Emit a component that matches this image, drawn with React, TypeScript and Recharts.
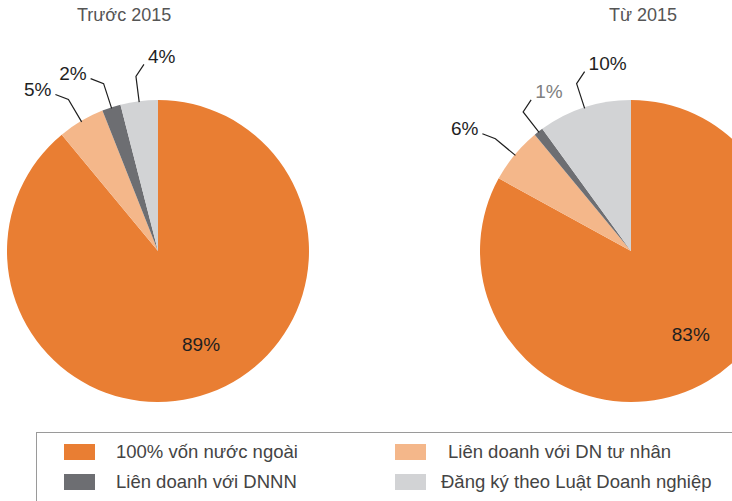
import { PieChart, Pie, Cell } from 'recharts';

const categories = [
  '100% vốn nước ngoài',
  'Liên doanh với DN tư nhân',
  'Liên doanh với DNNN',
  'Đăng ký theo Luật Doanh nghiệp',
];
const before2015 = [89, 5, 2, 4];
const since2015 = [83, 6, 1, 10];
const titles = ['Trước 2015', 'Từ 2015'];

const COLORS = ['#E97E33', '#F4B78A', '#6D6E72', '#D2D3D5'];
const RADIAN = Math.PI / 180;

// which way the short tail of each leader line points
const sidesBefore = ['', 'left', 'left', 'right'];
const sidesSince = ['', 'left', 'right', 'right'];

const toData = (values: number[]) =>
  categories.map((name, i) => ({ name, value: values[i] }));

const makeLabel = (sides: string[]) => (props: any) => {
  const { cx, cy, midAngle, outerRadius, index, value } = props;
  if (index === 0) {
    const a = (midAngle + 5) * RADIAN;
    const r = outerRadius * 0.68;
    return (
      <text
        x={cx + r * Math.cos(-a)}
        y={cy + r * Math.sin(-a)}
        textAnchor="middle"
        dominantBaseline="central"
        fontSize={19}
        fill="#1f1f1f"
      >
        {value}%
      </text>
    );
  }
  const a = -midAngle * RADIAN;
  const sx = cx + (outerRadius - 1) * Math.cos(a);
  const sy = cy + (outerRadius - 1) * Math.sin(a);
  const ex = cx + (outerRadius + 25) * Math.cos(a);
  const ey = cy + (outerRadius + 25) * Math.sin(a);
  const left = sides[index] === 'left';
  const tx = left ? ex - 13 : ex + 8;
  const ty = left ? ey - 5 : ey - 12;
  const grey = value === 1;
  return (
    <g>
      <polyline
        points={`${sx},${sy} ${ex},${ey} ${tx},${ty}`}
        fill="none"
        stroke="#1f1f1f"
        strokeWidth={1.2}
      />
      <text
        x={left ? tx - 4 : tx + 4}
        y={left ? ty - 5 : ty - 8}
        textAnchor={left ? 'end' : 'start'}
        dominantBaseline="central"
        fontSize={19}
        fill={grey ? '#808080' : '#1f1f1f'}
      >
        {value}%
      </text>
    </g>
  );
};

export default function App() {
  const font = '"Liberation Sans", Arial, Helvetica, sans-serif';
  return (
    <div style={{ position: 'absolute', left: 0, top: 0, width: 732, height: 501, overflow: 'hidden', fontFamily: font }}>
      <div style={{ position: 'absolute', left: 77, top: 5, fontSize: 18, color: '#555' }}>{titles[0]}</div>
      <div style={{ position: 'absolute', left: 609, top: 5, fontSize: 18, color: '#555' }}>{titles[1]}</div>
      <PieChart width={732} height={501} margin={{ top: 0, right: 0, bottom: 0, left: 0 }} style={{ fontFamily: font }}>
        <Pie
          data={toData(before2015)}
          dataKey="value"
          cx={158}
          cy={251}
          outerRadius={151}
          startAngle={90}
          endAngle={-270}
          stroke="none"
          labelLine={false}
          label={makeLabel(sidesBefore)}
          isAnimationActive={false}
        >
          {before2015.map((_, i) => (
            <Cell key={`b-${i}`} fill={COLORS[i]} />
          ))}
        </Pie>
        <Pie
          data={toData(since2015)}
          dataKey="value"
          cx={631}
          cy={251}
          outerRadius={151}
          startAngle={90}
          endAngle={-270}
          stroke="none"
          labelLine={false}
          label={makeLabel(sidesSince)}
          isAnimationActive={false}
        >
          {since2015.map((_, i) => (
            <Cell key={`s-${i}`} fill={COLORS[i]} />
          ))}
        </Pie>
      </PieChart>
      {/* legend box */}
      <div
        style={{
          position: 'absolute',
          left: 36,
          top: 432,
          width: 720,
          height: 100,
          border: '1px solid #9a9a9a',
        }}
      />
      {categories.map((name, i) => {
        const col = i === 0 || i === 2 ? 0 : 1;
        const row = i < 2 ? 0 : 1;
        const sqX = col === 0 ? 64 : 395;
        const txX = col === 0 ? 116 : i === 1 ? 448 : 441;
        const top = row === 0 ? 444 : 474;
        return (
          <div key={name}>
            <div style={{ position: 'absolute', left: sqX, top, width: 31, height: 16, background: COLORS[i] }} />
            <div
              style={{
                position: 'absolute',
                left: txX,
                top: top - 4,
                fontSize: 18.5,
                lineHeight: '24px',
                color: '#444',
                whiteSpace: 'nowrap',
              }}
            >
              {name}
            </div>
          </div>
        );
      })}
    </div>
  );
}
* * *
**Short problem**
Reproduce each line word for word and drop the pictures.

**Response below**
Emit a component that matches this image, drawn with React, TypeScript and Recharts.
import { PieChart, Pie, Cell } from 'recharts';

const categories = [
  '100% vốn nước ngoài',
  'Liên doanh với DN tư nhân',
  'Liên doanh với DNNN',
  'Đăng ký theo Luật Doanh nghiệp',
];
const before2015 = [89, 5, 2, 4];
const since2015 = [83, 6, 1, 10];
const titles = ['Trước 2015', 'Từ 2015'];

const COLORS = ['#E97E33', '#F4B78A', '#6D6E72', '#D2D3D5'];
const RADIAN = Math.PI / 180;

// which way the short tail of each leader line points
const sidesBefore = ['', 'left', 'left', 'right'];
const sidesSince = ['', 'left', 'right', 'right'];

const toData = (values: number[]) =>
  categories.map((name, i) => ({ name, value: values[i] }));

const makeLabel = (sides: string[]) => (props: any) => {
  const { cx, cy, midAngle, outerRadius, index, value } = props;
  if (index === 0) {
    const a = (midAngle + 5) * RADIAN;
    const r = outerRadius * 0.68;
    return (
      <text
        x={cx + r * Math.cos(-a)}
        y={cy + r * Math.sin(-a)}
        textAnchor="middle"
        dominantBaseline="central"
        fontSize={19}
        fill="#1f1f1f"
      >
        {value}%
      </text>
    );
  }
  const a = -midAngle * RADIAN;
  const sx = cx + (outerRadius - 1) * Math.cos(a);
  const sy = cy + (outerRadius - 1) * Math.sin(a);
  const ex = cx + (outerRadius + 25) * Math.cos(a);
  const ey = cy + (outerRadius + 25) * Math.sin(a);
  const left = sides[index] === 'left';
  const tx = left ? ex - 13 : ex + 8;
  const ty = left ? ey - 5 : ey - 12;
  const grey = value === 1;
  return (
    <g>
      <polyline
        points={`${sx},${sy} ${ex},${ey} ${tx},${ty}`}
        fill="none"
        stroke="#1f1f1f"
        strokeWidth={1.2}
      />
      <text
        x={left ? tx - 4 : tx + 4}
        y={left ? ty - 5 : ty - 8}
        textAnchor={left ? 'end' : 'start'}
        dominantBaseline="central"
        fontSize={19}
        fill={grey ? '#808080' : '#1f1f1f'}
      >
        {value}%
      </text>
    </g>
  );
};

export default function App() {
  const font = '"Liberation Sans", Arial, Helvetica, sans-serif';
  return (
    <div style={{ position: 'absolute', left: 0, top: 0, width: 732, height: 501, overflow: 'hidden', fontFamily: font }}>
      <div style={{ position: 'absolute', left: 77, top: 5, fontSize: 18, color: '#555' }}>{titles[0]}</div>
      <div style={{ position: 'absolute', left: 609, top: 5, fontSize: 18, color: '#555' }}>{titles[1]}</div>
      <PieChart width={732} height={501} margin={{ top: 0, right: 0, bottom: 0, left: 0 }} style={{ fontFamily: font }}>
        <Pie
          data={toData(before2015)}
          dataKey="value"
          cx={158}
          cy={251}
          outerRadius={151}
          startAngle={90}
          endAngle={-270}
          stroke="none"
          labelLine={false}
          label={makeLabel(sidesBefore)}
          isAnimationActive={false}
        >
          {before2015.map((_, i) => (
            <Cell key={`b-${i}`} fill={COLORS[i]} />
          ))}
        </Pie>
        <Pie
          data={toData(since2015)}
          dataKey="value"
          cx={631}
          cy={251}
          outerRadius={151}
          startAngle={90}
          endAngle={-270}
          stroke="none"
          labelLine={false}
          label={makeLabel(sidesSince)}
          isAnimationActive={false}
        >
          {since2015.map((_, i) => (
            <Cell key={`s-${i}`} fill={COLORS[i]} />
          ))}
        </Pie>
      </PieChart>
      {/* legend box */}
      <div
        style={{
          position: 'absolute',
          left: 36,
          top: 432,
          width: 720,
          height: 100,
          border: '1px solid #9a9a9a',
        }}
      />
      {categories.map((name, i) => {
        const col = i === 0 || i === 2 ? 0 : 1;
        const row = i < 2 ? 0 : 1;
        const sqX = col === 0 ? 64 : 395;
        const txX = col === 0 ? 116 : i === 1 ? 448 : 441;
        const top = row === 0 ? 444 : 474;
        return (
          <div key={name}>
            <div style={{ position: 'absolute', left: sqX, top, width: 31, height: 16, background: COLORS[i] }} />
            <div
              style={{
                position: 'absolute',
                left: txX,
                top: top - 4,
                fontSize: 18.5,
                lineHeight: '24px',
                color: '#444',
                whiteSpace: 'nowrap',
              }}
            >
              {name}
            </div>
          </div>
        );
      })}
    </div>
  );
}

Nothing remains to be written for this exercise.